Neoantigen × AI
Daily research signal
Glossary · concept

Pan-allele model

An HLA predictor that generalizes across alleles — including rare ones never measured — by learning from the HLA molecule's own sequence rather than training a separate model per allele.

There are thousands of HLA alleles, and only a minority have enough experimental binding data to train a dedicated, allele-specific model. A pan-allele (or pan-specific) model sidesteps this by feeding the predictor a representation of the HLA molecule itself — NetMHCpan encodes each class I allele as a 34–37-residue "pseudosequence" drawn from the positions lining the peptide-binding groove. The model learns the general relationship between HLA sequence, peptide, and binding, so it can make predictions for an allele it has never seen, as long as related alleles were in training.

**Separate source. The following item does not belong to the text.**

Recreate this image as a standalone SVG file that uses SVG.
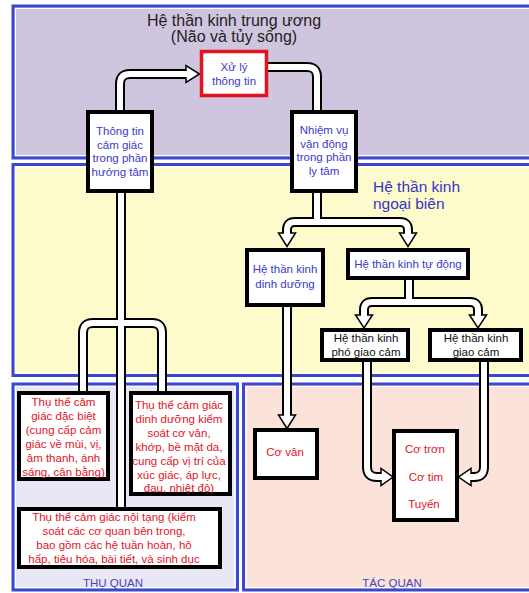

This is the design philosophy behind NetMHCpan and pan-allele tools like MHCflurry. The payoff is coverage: predictions for any HLA of known sequence, including rare alleles common in non-European populations that allele-specific methods simply can't serve. The caveat is graceful, not free — accuracy is highest when the query allele resembles well-characterized training alleles and degrades for sequence-distant ones, and independent work has flagged reduced performance on alleles from underrepresented ancestries.

So what for investors: pan-allele prediction is what makes population-scale and equitable neoantigen design feasible — a personalized vaccine has to work across patients' diverse HLA types, not just the handful of common alleles. It is also a fairness and addressable-market issue: methods that falter on non-European alleles narrow who a therapy can serve. When evaluating a platform, ask how it handles rare and non-European HLA alleles and whether it has validated performance there, rather than assuming uniform accuracy across the allele space.

Learn more
What makes a model "pan-allele"?

Instead of training a separate predictor for each HLA allele, a pan-allele model learns from a sequence representation of the HLA molecule itself (for NetMHCpan, a pseudosequence of the binding-groove residues). This lets it predict binding for any HLA of known sequence, including alleles with little or no experimental data.

Why does pan-allele prediction matter for HLA diversity and equity?

HLA is extremely polymorphic and allele frequencies vary by ancestry. Allele-specific models only cover well-studied (often European-skewed) alleles, so pan-allele models are essential to predict for rare and non-European alleles — making neoantigen design work across diverse patient populations rather than a narrow subset.

Are pan-allele predictions equally accurate for all alleles?

No. Accuracy is best when the query allele is similar to well-characterized alleles in the training data and degrades for sequence-distant or poorly represented alleles. Independent evaluations have reported reduced performance on non-European alleles absent from training, so per-allele validation matters.